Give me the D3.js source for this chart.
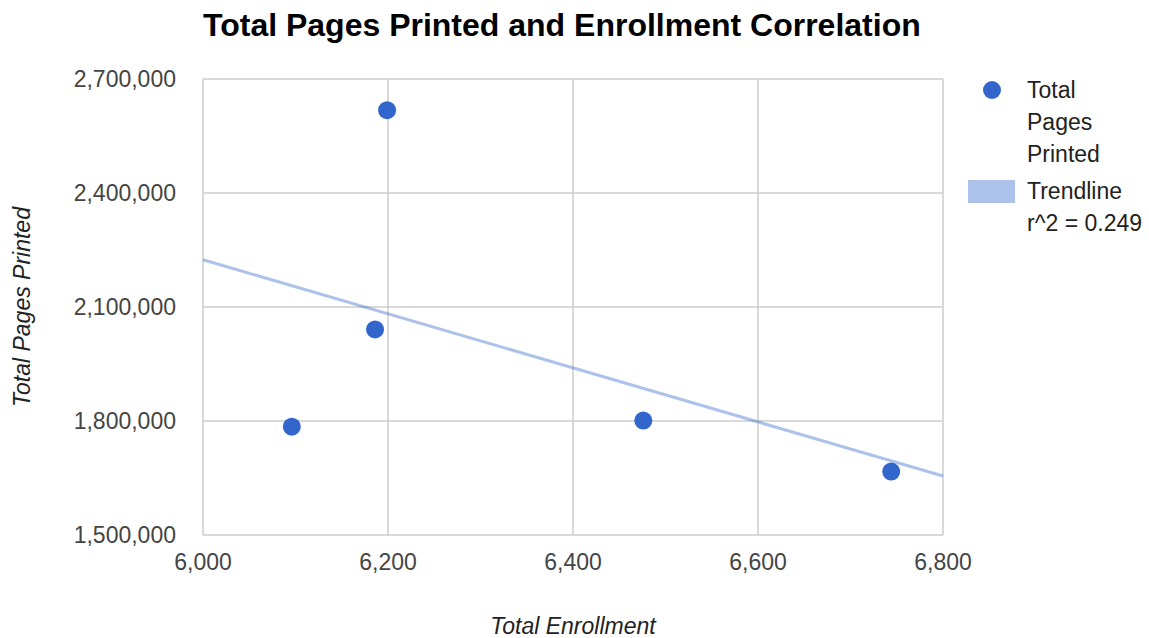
<!DOCTYPE html>
<html>
<head>
<meta charset="utf-8">
<script src="https://cdn.jsdelivr.net/npm/d3@7"></script>
<style>
    body { margin: 0; background: #fff; }
    svg text { font-family: "Liberation Sans", Arial, sans-serif; }
</style>
</head>
<body>
<div id="chart"></div>
<script>
// data
const enrollment = [6096, 6186, 6199, 6476, 6744];
const pagesPrinted = [1785000, 2041000, 2618000, 1801000, 1667000];
const xTicks = [6000, 6200, 6400, 6600, 6800];
const yTicks = [1500000, 1800000, 2100000, 2400000, 2700000];
const legendSeries = ["Total", "Pages", "Printed"];
const legendTrend = ["Trendline", "r^2 = 0.249"];

const width = 1149, height = 638;
const margin = {top: 79, right: 206, bottom: 103, left: 203};

const svg = d3.select("#chart").append("svg")
    .attr("width", width)
    .attr("height", height);

const x = d3.scaleLinear().domain([6000, 6800]).range([margin.left, width - margin.right]);
const y = d3.scaleLinear().domain([1500000, 2700000]).range([height - margin.bottom, margin.top]);

// grid
svg.append("g").selectAll("line.v")
    .data(xTicks)
    .join("line")
    .attr("x1", d => x(d)).attr("x2", d => x(d))
    .attr("y1", y(2700000)).attr("y2", y(1500000))
    .attr("stroke", "#cccccc").attr("stroke-width", 1.5);
svg.append("g").selectAll("line.h")
    .data(yTicks)
    .join("line")
    .attr("x1", x(6000)).attr("x2", x(6800))
    .attr("y1", d => y(d)).attr("y2", d => y(d))
    .attr("stroke", "#cccccc").attr("stroke-width", 1.5);

// tick labels
const fmt = d3.format(",");
svg.append("g").selectAll("text")
    .data(xTicks)
    .join("text")
    .attr("x", d => x(d))
    .attr("y", height - margin.bottom + 35)
    .attr("text-anchor", "middle")
    .attr("font-size", 23)
    .attr("fill", "#444")
    .text(d => fmt(d));
svg.append("g").selectAll("text")
    .data(yTicks)
    .join("text")
    .attr("x", margin.left - 27)
    .attr("y", d => y(d) + 8)
    .attr("text-anchor", "end")
    .attr("font-size", 23)
    .attr("fill", "#444")
    .text(d => fmt(d));

// linear trendline (least squares)
const mx = d3.mean(enrollment), my = d3.mean(pagesPrinted);
const sxy = d3.sum(enrollment, (v, i) => (v - mx) * (pagesPrinted[i] - my));
const sxx = d3.sum(enrollment, v => (v - mx) * (v - mx));
const slope = sxy / sxx, intercept = my - slope * mx;
svg.append("line")
    .attr("x1", x(6000)).attr("y1", y(intercept + slope * 6000))
    .attr("x2", x(6800)).attr("y2", y(intercept + slope * 6800))
    .attr("stroke", "#3366cc").attr("stroke-opacity", 0.4).attr("stroke-width", 3);

// points
svg.append("g").selectAll("circle")
    .data(enrollment)
    .join("circle")
    .attr("cx", d => x(d))
    .attr("cy", (d, i) => y(pagesPrinted[i]))
    .attr("r", 9)
    .attr("fill", "#3366cc");

// title
svg.append("text")
    .attr("x", margin.left)
    .attr("y", 36)
    .attr("font-size", 32)
    .attr("font-weight", "bold")
    .attr("fill", "#000")
    .text("Total Pages Printed and Enrollment Correlation");

// axis titles
svg.append("text")
    .attr("x", (x(6000) + x(6800)) / 2)
    .attr("y", 634)
    .attr("text-anchor", "middle")
    .attr("font-size", 23)
    .attr("font-style", "italic")
    .attr("fill", "#222")
    .text("Total Enrollment");
svg.append("text")
    .attr("transform", "translate(30," + ((y(1500000) + y(2700000)) / 2) + ") rotate(-90)")
    .attr("text-anchor", "middle")
    .attr("font-size", 23)
    .attr("font-style", "italic")
    .attr("fill", "#222")
    .text("Total Pages Printed");

// legend
const legend = svg.append("g");
legend.append("circle")
    .attr("cx", 992).attr("cy", 90).attr("r", 9)
    .attr("fill", "#3366cc");
legend.selectAll("text.s")
    .data(legendSeries)
    .join("text")
    .attr("x", 1027)
    .attr("y", (d, i) => 98 + i * 32)
    .attr("font-size", 23)
    .attr("fill", "#222")
    .text(d => d);
legend.append("rect")
    .attr("x", 968).attr("y", 180).attr("width", 47).attr("height", 23)
    .attr("fill", "#3366cc").attr("fill-opacity", 0.4);
legend.selectAll("text.t")
    .data(legendTrend)
    .join("text")
    .attr("x", 1027)
    .attr("y", (d, i) => 199 + i * 32)
    .attr("font-size", 23)
    .attr("fill", "#222")
    .text(d => d);
</script>
</body>
</html>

= WHAT THE TASK REQUIRES =
Your task is to repeat the data above exactly while excluding the pictures.

= COMPLETE ANSWER =
Give me the D3.js source for this chart.
<!DOCTYPE html>
<html>
<head>
<meta charset="utf-8">
<script src="https://cdn.jsdelivr.net/npm/d3@7"></script>
<style>
    body { margin: 0; background: #fff; }
    svg text { font-family: "Liberation Sans", Arial, sans-serif; }
</style>
</head>
<body>
<div id="chart"></div>
<script>
// data
const enrollment = [6096, 6186, 6199, 6476, 6744];
const pagesPrinted = [1785000, 2041000, 2618000, 1801000, 1667000];
const xTicks = [6000, 6200, 6400, 6600, 6800];
const yTicks = [1500000, 1800000, 2100000, 2400000, 2700000];
const legendSeries = ["Total", "Pages", "Printed"];
const legendTrend = ["Trendline", "r^2 = 0.249"];

const width = 1149, height = 638;
const margin = {top: 79, right: 206, bottom: 103, left: 203};

const svg = d3.select("#chart").append("svg")
    .attr("width", width)
    .attr("height", height);

const x = d3.scaleLinear().domain([6000, 6800]).range([margin.left, width - margin.right]);
const y = d3.scaleLinear().domain([1500000, 2700000]).range([height - margin.bottom, margin.top]);

// grid
svg.append("g").selectAll("line.v")
    .data(xTicks)
    .join("line")
    .attr("x1", d => x(d)).attr("x2", d => x(d))
    .attr("y1", y(2700000)).attr("y2", y(1500000))
    .attr("stroke", "#cccccc").attr("stroke-width", 1.5);
svg.append("g").selectAll("line.h")
    .data(yTicks)
    .join("line")
    .attr("x1", x(6000)).attr("x2", x(6800))
    .attr("y1", d => y(d)).attr("y2", d => y(d))
    .attr("stroke", "#cccccc").attr("stroke-width", 1.5);

// tick labels
const fmt = d3.format(",");
svg.append("g").selectAll("text")
    .data(xTicks)
    .join("text")
    .attr("x", d => x(d))
    .attr("y", height - margin.bottom + 35)
    .attr("text-anchor", "middle")
    .attr("font-size", 23)
    .attr("fill", "#444")
    .text(d => fmt(d));
svg.append("g").selectAll("text")
    .data(yTicks)
    .join("text")
    .attr("x", margin.left - 27)
    .attr("y", d => y(d) + 8)
    .attr("text-anchor", "end")
    .attr("font-size", 23)
    .attr("fill", "#444")
    .text(d => fmt(d));

// linear trendline (least squares)
const mx = d3.mean(enrollment), my = d3.mean(pagesPrinted);
const sxy = d3.sum(enrollment, (v, i) => (v - mx) * (pagesPrinted[i] - my));
const sxx = d3.sum(enrollment, v => (v - mx) * (v - mx));
const slope = sxy / sxx, intercept = my - slope * mx;
svg.append("line")
    .attr("x1", x(6000)).attr("y1", y(intercept + slope * 6000))
    .attr("x2", x(6800)).attr("y2", y(intercept + slope * 6800))
    .attr("stroke", "#3366cc").attr("stroke-opacity", 0.4).attr("stroke-width", 3);

// points
svg.append("g").selectAll("circle")
    .data(enrollment)
    .join("circle")
    .attr("cx", d => x(d))
    .attr("cy", (d, i) => y(pagesPrinted[i]))
    .attr("r", 9)
    .attr("fill", "#3366cc");

// title
svg.append("text")
    .attr("x", margin.left)
    .attr("y", 36)
    .attr("font-size", 32)
    .attr("font-weight", "bold")
    .attr("fill", "#000")
    .text("Total Pages Printed and Enrollment Correlation");

// axis titles
svg.append("text")
    .attr("x", (x(6000) + x(6800)) / 2)
    .attr("y", 634)
    .attr("text-anchor", "middle")
    .attr("font-size", 23)
    .attr("font-style", "italic")
    .attr("fill", "#222")
    .text("Total Enrollment");
svg.append("text")
    .attr("transform", "translate(30," + ((y(1500000) + y(2700000)) / 2) + ") rotate(-90)")
    .attr("text-anchor", "middle")
    .attr("font-size", 23)
    .attr("font-style", "italic")
    .attr("fill", "#222")
    .text("Total Pages Printed");

// legend
const legend = svg.append("g");
legend.append("circle")
    .attr("cx", 992).attr("cy", 90).attr("r", 9)
    .attr("fill", "#3366cc");
legend.selectAll("text.s")
    .data(legendSeries)
    .join("text")
    .attr("x", 1027)
    .attr("y", (d, i) => 98 + i * 32)
    .attr("font-size", 23)
    .attr("fill", "#222")
    .text(d => d);
legend.append("rect")
    .attr("x", 968).attr("y", 180).attr("width", 47).attr("height", 23)
    .attr("fill", "#3366cc").attr("fill-opacity", 0.4);
legend.selectAll("text.t")
    .data(legendTrend)
    .join("text")
    .attr("x", 1027)
    .attr("y", (d, i) => 199 + i * 32)
    .attr("font-size", 23)
    .attr("fill", "#222")
    .text(d => d);
</script>
</body>
</html>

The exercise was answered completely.